● INFORMATION SUPPLIED:

· · · · · · ·

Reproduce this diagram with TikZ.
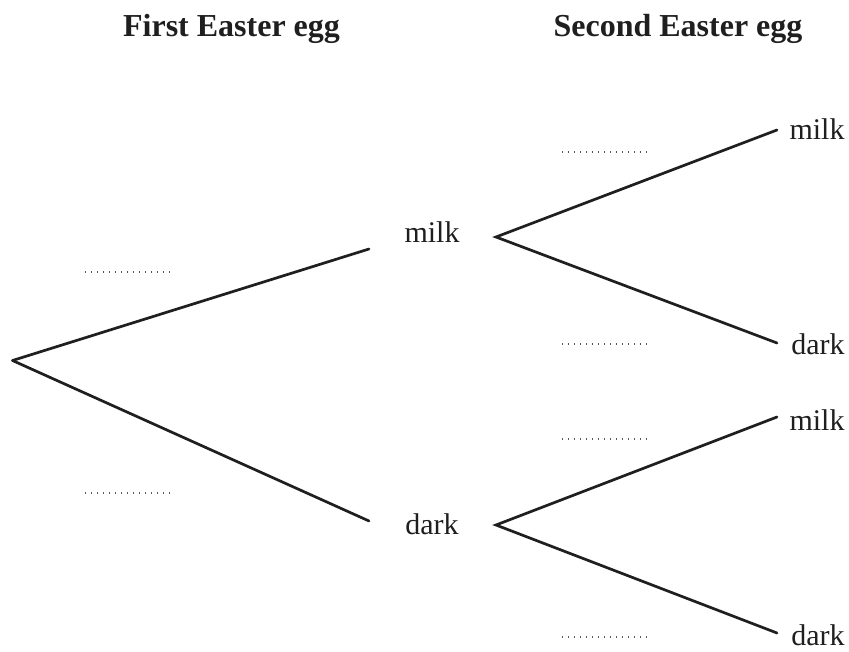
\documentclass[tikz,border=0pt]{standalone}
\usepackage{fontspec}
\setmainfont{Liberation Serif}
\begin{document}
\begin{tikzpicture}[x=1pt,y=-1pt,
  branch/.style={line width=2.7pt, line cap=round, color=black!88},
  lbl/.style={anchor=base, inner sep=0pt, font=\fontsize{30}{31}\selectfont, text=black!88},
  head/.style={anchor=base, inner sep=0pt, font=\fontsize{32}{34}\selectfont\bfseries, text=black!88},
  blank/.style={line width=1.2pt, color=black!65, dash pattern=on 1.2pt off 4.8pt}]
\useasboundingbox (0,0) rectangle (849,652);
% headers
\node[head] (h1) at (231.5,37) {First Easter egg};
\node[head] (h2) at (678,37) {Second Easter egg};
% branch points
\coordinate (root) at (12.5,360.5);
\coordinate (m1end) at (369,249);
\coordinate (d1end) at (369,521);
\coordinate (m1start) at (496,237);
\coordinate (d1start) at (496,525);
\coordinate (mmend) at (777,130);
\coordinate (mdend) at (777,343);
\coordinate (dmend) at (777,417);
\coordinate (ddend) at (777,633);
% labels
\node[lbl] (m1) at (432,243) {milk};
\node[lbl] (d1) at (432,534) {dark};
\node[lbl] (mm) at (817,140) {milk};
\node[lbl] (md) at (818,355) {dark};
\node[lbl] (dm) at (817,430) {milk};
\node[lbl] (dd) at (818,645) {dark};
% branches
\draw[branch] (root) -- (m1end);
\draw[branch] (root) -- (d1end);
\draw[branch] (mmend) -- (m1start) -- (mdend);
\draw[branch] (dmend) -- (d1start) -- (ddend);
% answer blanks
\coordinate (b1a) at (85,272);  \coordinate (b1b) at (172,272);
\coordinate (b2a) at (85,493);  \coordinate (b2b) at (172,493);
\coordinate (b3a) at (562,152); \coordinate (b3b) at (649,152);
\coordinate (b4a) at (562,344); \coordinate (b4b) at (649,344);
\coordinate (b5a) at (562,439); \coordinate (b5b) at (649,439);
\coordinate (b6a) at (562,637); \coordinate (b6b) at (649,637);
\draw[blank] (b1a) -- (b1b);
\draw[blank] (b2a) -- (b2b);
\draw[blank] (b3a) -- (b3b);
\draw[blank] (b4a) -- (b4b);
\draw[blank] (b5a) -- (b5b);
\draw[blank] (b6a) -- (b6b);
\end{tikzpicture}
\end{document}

· · · · · · ·

● EXERCISE DETAILS:
Repeat the material above in full and unchanged, minus its images.

● THE RESPONSE:
Reproduce this diagram with TikZ.
\documentclass[tikz,border=0pt]{standalone}
\usepackage{fontspec}
\setmainfont{Liberation Serif}
\begin{document}
\begin{tikzpicture}[x=1pt,y=-1pt,
  branch/.style={line width=2.7pt, line cap=round, color=black!88},
  lbl/.style={anchor=base, inner sep=0pt, font=\fontsize{30}{31}\selectfont, text=black!88},
  head/.style={anchor=base, inner sep=0pt, font=\fontsize{32}{34}\selectfont\bfseries, text=black!88},
  blank/.style={line width=1.2pt, color=black!65, dash pattern=on 1.2pt off 4.8pt}]
\useasboundingbox (0,0) rectangle (849,652);
% headers
\node[head] (h1) at (231.5,37) {First Easter egg};
\node[head] (h2) at (678,37) {Second Easter egg};
% branch points
\coordinate (root) at (12.5,360.5);
\coordinate (m1end) at (369,249);
\coordinate (d1end) at (369,521);
\coordinate (m1start) at (496,237);
\coordinate (d1start) at (496,525);
\coordinate (mmend) at (777,130);
\coordinate (mdend) at (777,343);
\coordinate (dmend) at (777,417);
\coordinate (ddend) at (777,633);
% labels
\node[lbl] (m1) at (432,243) {milk};
\node[lbl] (d1) at (432,534) {dark};
\node[lbl] (mm) at (817,140) {milk};
\node[lbl] (md) at (818,355) {dark};
\node[lbl] (dm) at (817,430) {milk};
\node[lbl] (dd) at (818,645) {dark};
% branches
\draw[branch] (root) -- (m1end);
\draw[branch] (root) -- (d1end);
\draw[branch] (mmend) -- (m1start) -- (mdend);
\draw[branch] (dmend) -- (d1start) -- (ddend);
% answer blanks
\coordinate (b1a) at (85,272);  \coordinate (b1b) at (172,272);
\coordinate (b2a) at (85,493);  \coordinate (b2b) at (172,493);
\coordinate (b3a) at (562,152); \coordinate (b3b) at (649,152);
\coordinate (b4a) at (562,344); \coordinate (b4b) at (649,344);
\coordinate (b5a) at (562,439); \coordinate (b5b) at (649,439);
\coordinate (b6a) at (562,637); \coordinate (b6b) at (649,637);
\draw[blank] (b1a) -- (b1b);
\draw[blank] (b2a) -- (b2b);
\draw[blank] (b3a) -- (b3b);
\draw[blank] (b4a) -- (b4b);
\draw[blank] (b5a) -- (b5b);
\draw[blank] (b6a) -- (b6b);
\end{tikzpicture}
\end{document}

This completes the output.